Risks Relating to Characteristics of the Underlier
Market Risk
The return on the notes is directly linked to the performance of the underlier and indirectly linked to the value of the underlier stocks, and whether the final underlier level is greater than, equal to or less than the buffer level. The level of the underlier can rise or fall sharply due to factors specific to the underlier stocks, as well as general market factors, such as general market volatility and levels, interest rates and economic and political conditions. You may lose some or all of your initial investment.
The Underlier Reflects Price Return, Not Total Return
The return on your notes is based on the performance of the underlier, which reflects the changes in the market prices of the underlier stocks. It is not, however, linked to a “total return” index or strategy, which, in addition to reflecting those price returns, would also reflect dividends paid on the underlier stocks. The return on your notes will not include such a total return feature or dividend component.
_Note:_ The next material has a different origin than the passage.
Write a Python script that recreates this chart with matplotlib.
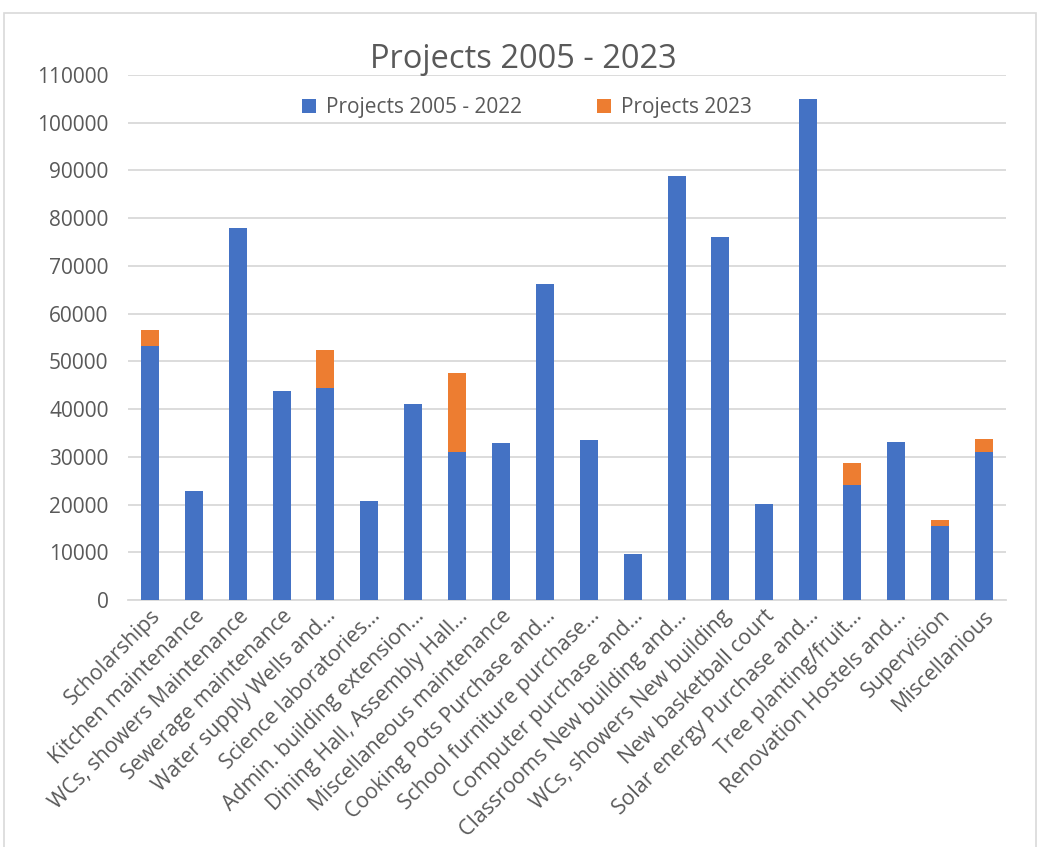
import matplotlib.pyplot as plt
import matplotlib.patches as mpatches
import numpy as np

plt.rcParams['font.family'] = ['Open Sans', 'DejaVu Sans']

categories = ["Scholarships", "Kitchen maintenance", "WCs, showers Maintenance",
              "Sewerage maintenance", "Water supply Wells and...",
              "Science laboratories...", "Admin. building extension...",
              "Dining Hall, Assembly Hall...", "Miscellaneous maintenance",
              "Cooking Pots Purchase and...", "School furniture purchase...",
              "Computer purchase and...", "Classrooms New building and...",
              "WCs, showers New building", "New basketball court",
              "Solar energy Purchase and...", "Tree planting/fruit...",
              "Renovation Hostels and...", "Supervision", "Miscellanious"]
proj_2005_2022 = [53300, 22800, 77900, 43700, 44400, 20700, 41100, 30900, 32800,
                  66200, 33500, 9700, 88800, 76100, 20100, 104900, 24100, 33000,
                  15400, 30900]
proj_2023 = [3200, 0, 0, 0, 8000, 0, 0, 16600, 0,
             0, 0, 0, 0, 0, 0, 0, 4700, 0,
             1400, 2800]

blue = "#4472C4"
orange = "#ED7D31"
grey = "#595959"

fig = plt.figure(figsize=(10.41, 8.47), dpi=100)
ax = fig.add_axes([0.123, 0.2916, 0.843, 0.62])

x = np.arange(len(categories))
ax.bar(x, proj_2005_2022, width=0.41, color=blue, label="Projects 2005 - 2022", zorder=3)
ax.bar(x, proj_2023, width=0.41, bottom=proj_2005_2022, color=orange,
       label="Projects 2023", zorder=3)

ax.set_xlim(-0.5, len(categories) - 0.5)
ax.set_ylim(0, 110000)
ax.set_yticks(np.arange(0, 110001, 10000))
ax.tick_params(axis='y', length=0, labelsize=15, labelcolor=grey, pad=14)
ax.tick_params(axis='x', length=0, labelsize=15.3, labelcolor=grey, pad=4)
ax.set_xticks(x)
ax.set_xticklabels(categories, rotation=45, ha='right', rotation_mode='anchor')
ax.grid(axis='y', color="#D9D9D9", linewidth=1.3, zorder=0)
for s in ['top', 'right', 'left']:
    ax.spines[s].set_visible(False)
ax.spines['bottom'].set_color("#D9D9D9")
ax.spines['bottom'].set_linewidth(1.3)

ax.legend(loc='center', bbox_to_anchor=(0.455, 0.937), ncol=2, frameon=False,
          fontsize=15, labelcolor=grey, handlelength=0.65, handleheight=0.65,
          columnspacing=3.6, handletextpad=0.5)

fig.text(0.503, 0.93, "Projects 2005 - 2023", ha='center', va='center',
         fontsize=23.5, color=grey)

# chart border
fig.patches.append(mpatches.Rectangle((0.004, -0.01), 0.991, 0.995,
                                      transform=fig.transFigure, fill=False,
                                      edgecolor="#D9D9D9", linewidth=1.2))

fig.savefig("out.png", dpi=100)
The Notes Are Subject to Currency Exchange Risk
Because the prices of the underlier stocks are converted into U.S. dollars by the underlier sponsor for the purposes of calculating the level of the underlier, you will be exposed to currency exchange rate risk with respect to each of the currencies in which the underlier stocks trade. Your net exposure will depend on the extent to which those currencies strengthen or weaken against the U.S. dollar and the relative weight of the underlier stocks denominated in each of those currencies. If, taking into account the relevant weighting, the U.S. dollar strengthens against those currencies, the level of the underlier will be adversely affected and consequently the payment at maturity of the notes, if any, may be reduced.
Your Notes Are Subject to Non-U.S. Securities Market Risk
The underlier is subject to risks associated with non-U.S. securities markets. An investment in notes linked directly or indirectly to the value of securities issued by non-U.S. companies involves particular risks. Generally, non-U.S. securities markets may be more volatile than U.S. securities markets, and market developments may affect non-U.S. markets differently from U.S. securities markets. Direct or indirect government intervention to stabilize these non-U.S. markets, as well as cross shareholdings in non-U.S. companies, may affect trading prices and volumes in those markets. There is generally less publicly available information about non-U.S. companies than about those U.S. companies that are subject to the reporting requirements of the SEC, and non-U.S. companies are subject to accounting, auditing and financial reporting standards and requirements that differ from those applicable to U.S. reporting companies. Securities prices in non-U.S. countries are subject to political, economic, financial and social factors that may be unique to the particular country. These factors, which could negatively affect the non-U.S. securities markets, include the possibility of recent or future changes in the non-U.S. government’s economic and fiscal policies, the possible imposition of, or changes in, currency exchange laws or other non-U.S. laws or restrictions applicable to non-U.S. companies or investments in non-U.S. equity securities or futures contracts and the possibility of fluctuations in the rate of exchange between currencies. Moreover, certain aspects of a particular non-U.S. economy may differ favorably or unfavorably from the U.S. economy in important respects, such as growth of gross national product, rate of inflation, capital reinvestment, resources and self-sufficiency.
Changes Affecting the Underlier, Including Regulatory Changes, Could Have An Adverse Effect On the Value of the Notes and the Amount You Will Receive at Maturity of Your Notes
The policies of the underlier sponsor concerning the underlier, additions, deletions or substitutions of the underlier stocks and the manner in which changes affecting the underlier stocks or the issuers of any underlier stocks (such as stock dividends, reorganizations or mergers) are reflected in the underlier, could affect the level of the underlier, and, therefore, could affect the amount payable on your notes at maturity, if any, and the market value of your notes prior to maturity. The amount payable on the notes and their market value could also be affected if the underlier sponsor changes these policies, for example by changing the manner in which it calculates the underlier, or if the underlier sponsor discontinues or suspends calculation or publication of the underlier, in which case it may become difficult to determine the market value of the notes.